Raju Gari Gadhi 2 movie review: Nagarjuna, Samantha shine in a lacklustre film
Raju Gari Gadhi 2, starring Nagarjuna and Samantha, falls prey to the curse of template-driven horror comedies despite all its sincerity to tell an emotional story of a young woman with bellyful of dreams. It’s almost like a three-course meal, where the chef teases you with an array of dishes before serving you the signature meal. The only difference here is that by the time we get to the main course, the appetite is lost to a great extent.
Given the success ratio of horror comedies, one might even wonder if the formula can ever go wrong, but the manner in which Raju Gari Gadhi 2 struggles to find its rhythm is proof enough that things can go wrong even for what many consider “a safe genre”.
Like most horror comedies, this is about a bunch of friends, whose tryst with a ghost sets off a series of incidents that forces them to figure out what had gone wrong. In the film, three friends (played by Ashwin Babu, Vennela Kishore, and Praveen) pool in money to buy a resort and soon, they discover that they are being haunted by a ghost. And when it all goes terribly wrong, they seek the help of a mentalist, Rudra (Nagarjuna). The rest of the story is about how Rudra finds out the truth about the ghost.
Director Ohmkar’s earlier foray into this genre resulted in Raju Gari Gadhi, which had its share of rib-tickling humour and a suspense element which formed the core of the film. And in Raju Gari Gadhi 2, a faithful remake of Malayalam film Pretham, the suspense element is replaced with an emotional story of a young girl, Amrutha, played by Samantha.
To its credit, the film works when it focuses on the confrontation between Rudra and Amrutha, and how Rudra unravels the mystery behind Amrutha. But the film finds itself on a shaky ground on too many occasions.
Nagarjuna is cast as a mentalist, who has the power to deduce things without having to try too hard, and the actor brings plenty of panache and gravitas to his role. It’s quite evident that Ohmkar is well-aware that there’s a star in the film and so, we get the mandatory slow-motion shots, a lilting background score whenever Nagarjuna is on screen. Perhaps it’s his screen presence or the larger-than-life treatment, at no point does Ohmkar treat all his actors equally and it shows.
The track featuring the three friends and their testosterone-filled shenanigans at the resort, where they become obsessed with Suhanisa (Seerat Kapoor), is treated differently and separately compared to every other scene that has Nagarjuna and Samantha. These are clearly two different worlds and they are not in sync with each other. And here lies the problem with the film. The lead up to introduction of Rudra into the plot is poorly written and it makes you yearn for the actual drama to unfold as quickly as possible.
The final act of this plot is also its most emotional track and Samantha captivates our attention right from the moment she appears on screen. Despite her limited screen time, Samantha conveys the emotion of the character quite well and her equation with Nagarjuna is one of the highs in this movie. Thankfully, the film stresses less on its horror element and focuses more on the life story of a young girl (Amrutha), who is quite attached to her father.

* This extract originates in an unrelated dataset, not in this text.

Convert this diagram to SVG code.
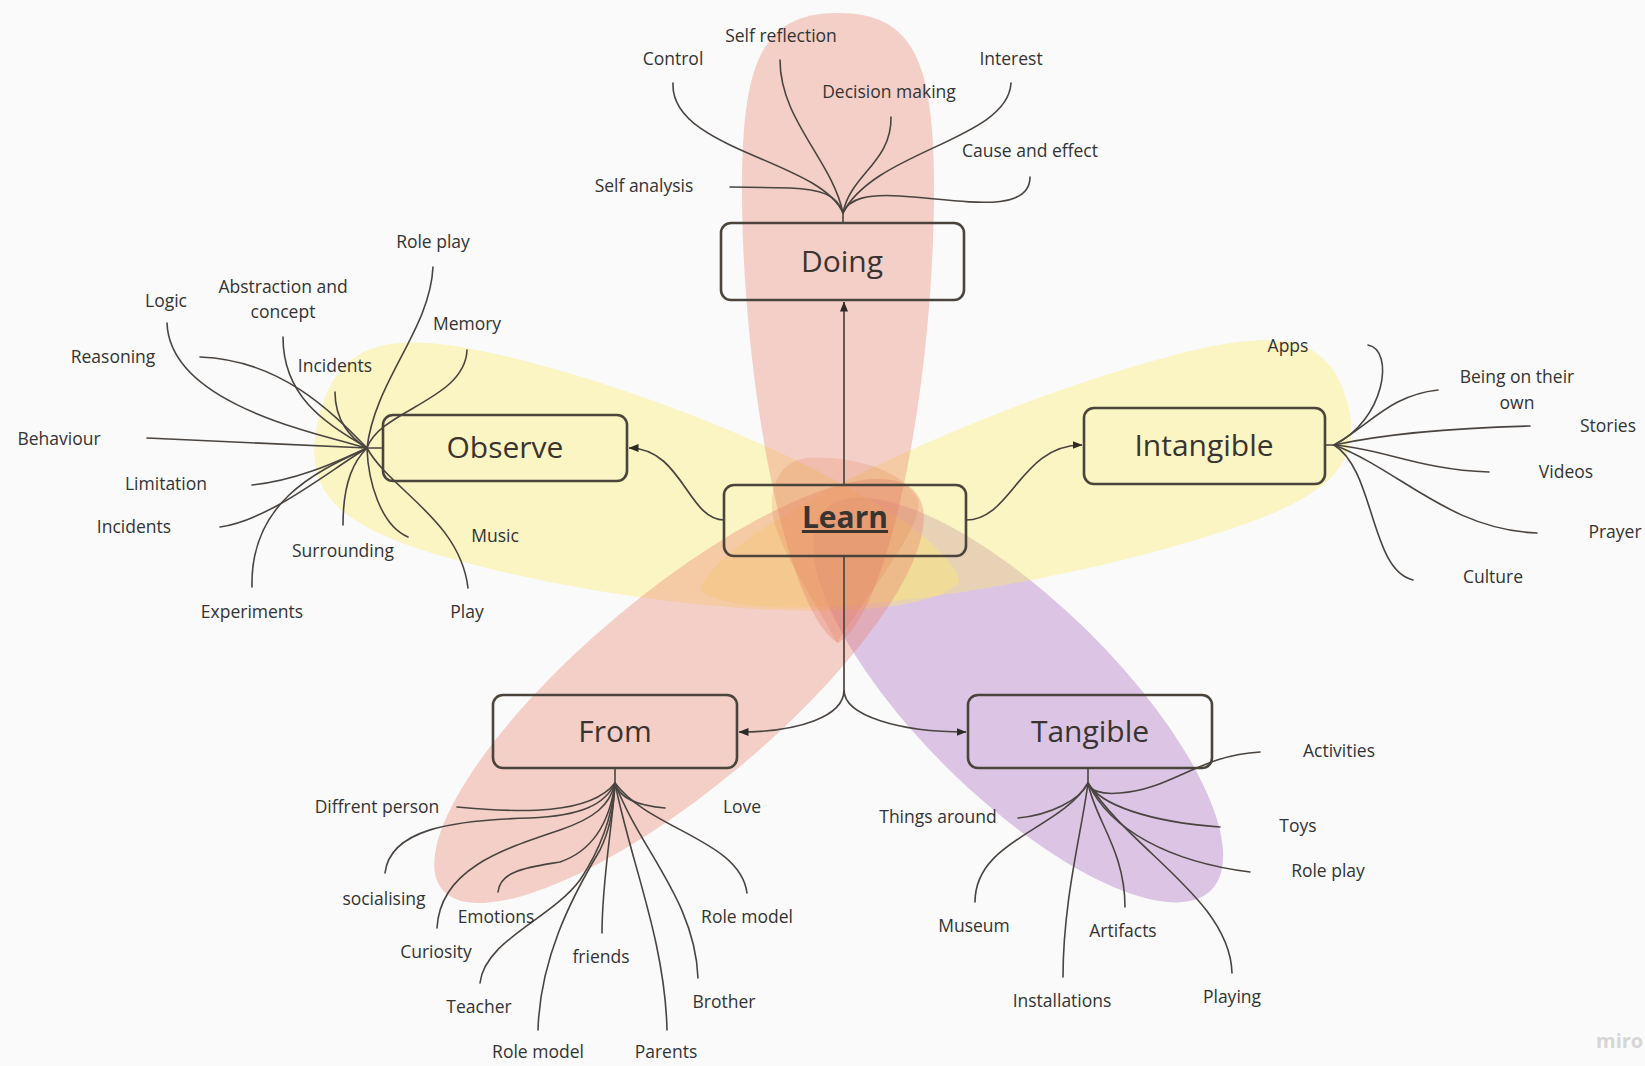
<svg xmlns="http://www.w3.org/2000/svg" width="1645" height="1066" viewBox="0 0 1645 1066">
<defs>
<style>
.lbl{font-family:"Open Sans","Liberation Sans",sans-serif;font-size:17.5px;fill:#333333;text-anchor:middle}
.title{font-family:"Open Sans","Liberation Sans",sans-serif;font-size:30px;fill:#3a3430;text-anchor:middle}
.box{fill:none;stroke:#4a443c;stroke-width:2.6}
.br{fill:none;stroke:#4a4440;stroke-width:1.6;stroke-linecap:round}
.main{fill:none;stroke:#4a4440;stroke-width:1.7;marker-end:url(#arr)}
.pink{fill:#e8836f;fill-opacity:0.36}
.yel{fill:#fcea6a;fill-opacity:0.38}
.pur{fill:#b27ac8;fill-opacity:0.42}
.core{fill:#e0703c;fill-opacity:0.18}
</style>
<marker id="arr" viewBox="0 0 10 8" refX="9.5" refY="4" markerWidth="10" markerHeight="8" markerUnits="userSpaceOnUse" orient="auto">
<path d="M0,0 L10,4 L0,8 Z" fill="#2e2a26"/>
</marker>
<path id="petal" d="M0,0 C0.05,-0.55 0.42,-1 0.72,-1 C0.92,-1 1,-0.8 1,0 C1,0.8 0.92,1 0.72,1 C0.42,1 0.05,0.55 0,0 Z"/>
</defs>
<rect width="1645" height="1066" fill="#fafafa"/>

<g id="petals">
<ellipse class="pur" cx="1018" cy="700" rx="271" ry="98" transform="rotate(44.5 1018 700)"/>
<use href="#petal" class="yel" transform="translate(960,582) rotate(194.5) scale(662,105)"/>
<use href="#petal" class="yel" transform="translate(700,590) rotate(-16.4) scale(674,92)"/>
<use href="#petal" class="pink" transform="translate(838,643) rotate(-90) scale(630,96)"/>
<ellipse class="pink" cx="679" cy="691" rx="309" ry="97" transform="rotate(-40 679 691)"/>
<path class="core" d="M807,458 C850,455 905,470 918,500 C925,525 870,590 837,643 C815,600 775,545 772,510 C770,480 785,460 807,458 Z"/>
</g>

<g id="connectors">
<path class="main" d="M844,486 L844,302"/>
<path class="main" d="M724,520 C688,520 682,448 629,448"/>
<path class="main" d="M966,520 C1012,520 1020,445 1082,445"/>
<path class="main" d="M844,556 L844,690 C844,716 800,732 739,732"/>
<path class="main" d="M844,690 C844,716 900,732 966,732"/>
<path class="br" d="M843,213 L843,223"/>
<path class="br" d="M673,83 C670,150 820,160 843,213"/>
<path class="br" d="M780,60 C780,120 832,160 843,213"/>
<path class="br" d="M891,117 C892,162 850,175 843,213"/>
<path class="br" d="M1011,83 C1008,140 875,150 843,213"/>
<path class="br" d="M1030,177 C1030,215 960,200 900,196 C868,194 849,198 843,213"/>
<path class="br" d="M730,187 L790,188 C820,189 838,195 843,213"/>
<path class="br" d="M367,448 L383,448"/>
<path class="br" d="M433,267 C430,330 375,380 367,448"/>
<path class="br" d="M467,350 C465,400 380,410 367,448"/>
<path class="br" d="M335,392 C335,420 350,438 367,448"/>
<path class="br" d="M283,337 C283,400 330,425 367,448"/>
<path class="br" d="M167,323 C170,400 300,430 367,448"/>
<path class="br" d="M200,357 C280,360 330,410 367,448"/>
<path class="br" d="M147,438 L367,448"/>
<path class="br" d="M252,485 C300,480 340,460 367,448"/>
<path class="br" d="M220,527 C270,520 330,470 367,448"/>
<path class="br" d="M252,587 C250,500 320,470 367,448"/>
<path class="br" d="M343,525 C343,480 355,460 367,448"/>
<path class="br" d="M408,537 C380,525 368,480 367,448"/>
<path class="br" d="M468,588 C460,520 390,490 367,448"/>
<path class="br" d="M1325,445 L1334,445"/>
<path class="br" d="M1368,345 C1395,350 1385,420 1334,445"/>
<path class="br" d="M1438,390 C1390,395 1370,425 1334,445"/>
<path class="br" d="M1530,426 C1450,428 1380,435 1334,445"/>
<path class="br" d="M1489,472 C1420,470 1380,448 1334,445"/>
<path class="br" d="M1537,533 C1450,530 1400,470 1334,445"/>
<path class="br" d="M1413,580 C1370,570 1375,470 1334,445"/>
<path class="br" d="M615,768 L615,783"/>
<path class="br" d="M457,807 C520,813 590,815 615,783"/>
<path class="br" d="M665,808 C640,806 620,800 615,783"/>
<path class="br" d="M385,873 C390,830 450,820 530,818 C580,816 605,805 615,783"/>
<path class="br" d="M437,928 C440,870 500,850 560,830 C595,818 610,805 615,783"/>
<path class="br" d="M498,892 C500,870 530,867 560,862 C595,850 610,820 615,783"/>
<path class="br" d="M480,983 C485,940 550,920 580,880 C600,850 612,820 615,783"/>
<path class="br" d="M538,1030 C540,960 570,900 600,850 C610,830 614,805 615,783"/>
<path class="br" d="M602,933 C602,880 612,830 615,783"/>
<path class="br" d="M667,1030 C665,940 630,860 615,783"/>
<path class="br" d="M698,978 C695,900 640,850 615,783"/>
<path class="br" d="M747,893 C740,840 650,830 615,783"/>
<path class="br" d="M1088,768 L1088,783"/>
<path class="br" d="M1260,752 C1200,755 1170,790 1120,793 C1100,795 1090,790 1088,783"/>
<path class="br" d="M1018,818 C1050,815 1080,800 1088,783"/>
<path class="br" d="M1220,827 C1150,822 1100,805 1088,783"/>
<path class="br" d="M1250,872 C1170,862 1110,830 1088,783"/>
<path class="br" d="M975,902 C975,840 1060,830 1088,783"/>
<path class="br" d="M1063,977 C1063,900 1082,830 1088,783"/>
<path class="br" d="M1125,907 C1125,850 1095,820 1088,783"/>
<path class="br" d="M1232,973 C1230,900 1130,850 1088,783"/>
</g>

<g id="node-doing"><rect class="box" x="721" y="223" width="243" height="77" rx="10"/><text class="title" x="842" y="272">Doing</text></g>
<g id="node-observe"><rect class="box" x="383" y="415" width="244" height="66" rx="10"/><text class="title" x="505" y="458">Observe</text></g>
<g id="node-learn"><rect class="box" x="724" y="485" width="242" height="71" rx="10"/><text class="title" x="845" y="528" font-weight="bold" fill="#2a2520" text-decoration="underline">Learn</text></g>
<g id="node-intangible"><rect class="box" x="1084" y="408" width="241" height="76" rx="10"/><text class="title" x="1204" y="456">Intangible</text></g>
<g id="node-from"><rect class="box" x="493" y="695" width="244" height="73" rx="10"/><text class="title" x="615" y="742">From</text></g>
<g id="node-tangible"><rect class="box" x="968" y="695" width="244" height="73" rx="10"/><text class="title" x="1090" y="742">Tangible</text></g>

<g id="leaf-self-reflection"><text class="lbl" x="781" y="42">Self reflection</text></g>
<g id="leaf-control"><text class="lbl" x="673" y="65">Control</text></g>
<g id="leaf-interest"><text class="lbl" x="1011" y="65">Interest</text></g>
<g id="leaf-decision-making"><text class="lbl" x="889" y="98">Decision making</text></g>
<g id="leaf-cause-effect"><text class="lbl" x="1030" y="157">Cause and effect</text></g>
<g id="leaf-self-analysis"><text class="lbl" x="644" y="192">Self analysis</text></g>

<g id="leaf-role-play-1"><text class="lbl" x="433" y="248">Role play</text></g>
<g id="leaf-logic"><text class="lbl" x="166" y="307">Logic</text></g>
<g id="leaf-abstraction"><text class="lbl" x="283" y="293">Abstraction and</text><text class="lbl" x="283" y="318">concept</text></g>
<g id="leaf-memory"><text class="lbl" x="467" y="330">Memory</text></g>
<g id="leaf-reasoning"><text class="lbl" x="113" y="363">Reasoning</text></g>
<g id="leaf-incidents-1"><text class="lbl" x="335" y="372">Incidents</text></g>
<g id="leaf-behaviour"><text class="lbl" x="59" y="445">Behaviour</text></g>
<g id="leaf-limitation"><text class="lbl" x="166" y="490">Limitation</text></g>
<g id="leaf-incidents-2"><text class="lbl" x="134" y="533">Incidents</text></g>
<g id="leaf-surrounding"><text class="lbl" x="343" y="557">Surrounding</text></g>
<g id="leaf-music"><text class="lbl" x="495" y="542">Music</text></g>
<g id="leaf-experiments"><text class="lbl" x="252" y="618">Experiments</text></g>
<g id="leaf-play"><text class="lbl" x="467" y="618">Play</text></g>

<g id="leaf-apps"><text class="lbl" x="1288" y="352">Apps</text></g>
<g id="leaf-being-own"><text class="lbl" x="1517" y="383">Being on their</text><text class="lbl" x="1517" y="409">own</text></g>
<g id="leaf-stories"><text class="lbl" x="1608" y="432">Stories</text></g>
<g id="leaf-videos"><text class="lbl" x="1566" y="478">Videos</text></g>
<g id="leaf-prayer"><text class="lbl" x="1615" y="538">Prayer</text></g>
<g id="leaf-culture"><text class="lbl" x="1493" y="583">Culture</text></g>

<g id="leaf-diffrent-person"><text class="lbl" x="377" y="813">Diffrent person</text></g>
<g id="leaf-love"><text class="lbl" x="742" y="813">Love</text></g>
<g id="leaf-socialising"><text class="lbl" x="384" y="905">socialising</text></g>
<g id="leaf-emotions"><text class="lbl" x="496" y="923">Emotions</text></g>
<g id="leaf-role-model-1"><text class="lbl" x="747" y="923">Role model</text></g>
<g id="leaf-curiosity"><text class="lbl" x="436" y="958">Curiosity</text></g>
<g id="leaf-friends"><text class="lbl" x="601" y="963">friends</text></g>
<g id="leaf-teacher"><text class="lbl" x="479" y="1013">Teacher</text></g>
<g id="leaf-brother"><text class="lbl" x="724" y="1008">Brother</text></g>
<g id="leaf-role-model-2"><text class="lbl" x="538" y="1058">Role model</text></g>
<g id="leaf-parents"><text class="lbl" x="666" y="1058">Parents</text></g>

<g id="leaf-activities"><text class="lbl" x="1339" y="757">Activities</text></g>
<g id="leaf-toys"><text class="lbl" x="1298" y="832">Toys</text></g>
<g id="leaf-role-play-2"><text class="lbl" x="1328" y="877">Role play</text></g>
<g id="leaf-things-around"><text class="lbl" x="938" y="823">Things around</text></g>
<g id="leaf-museum"><text class="lbl" x="974" y="932">Museum</text></g>
<g id="leaf-artifacts"><text class="lbl" x="1123" y="937">Artifacts</text></g>
<g id="leaf-installations"><text class="lbl" x="1062" y="1007">Installations</text></g>
<g id="leaf-playing"><text class="lbl" x="1232" y="1003">Playing</text></g>

<text x="1596" y="1048" font-family="'Open Sans','Liberation Sans',sans-serif" font-size="20" font-weight="bold" fill="#d6d6d6">miro</text>
</svg>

Nagarjuna gets a well-written monologue in the end and that’s when we understand the underlying theme of the film. It does pack in enough material for us to chew upon long after watching the film, but it also begs a question - Did the story have to be so long (and pointless, at times) to really get to what it wants to say?
Having said that, Raju Gari Gadhi 2 scores high in terms of its sound design and full credit to Thaman for holding our attention in some of the key moments. The film also dabbles with themes like shame, guilt, revenge and redemption, but it’s so verbose that a lot of it gets lost in translation if you don’t pay close attention to the dialogues, especially in the second half of the film.
Raju Gari Gadhi 2 works well in parts, but it falters constantly as it moves from one set-piece to another. But one thing is certain - You can’t forget the visual of Samantha’s eyes, filled with all the sadness in the world. And Thaman’s melancholic background score just accentuates that.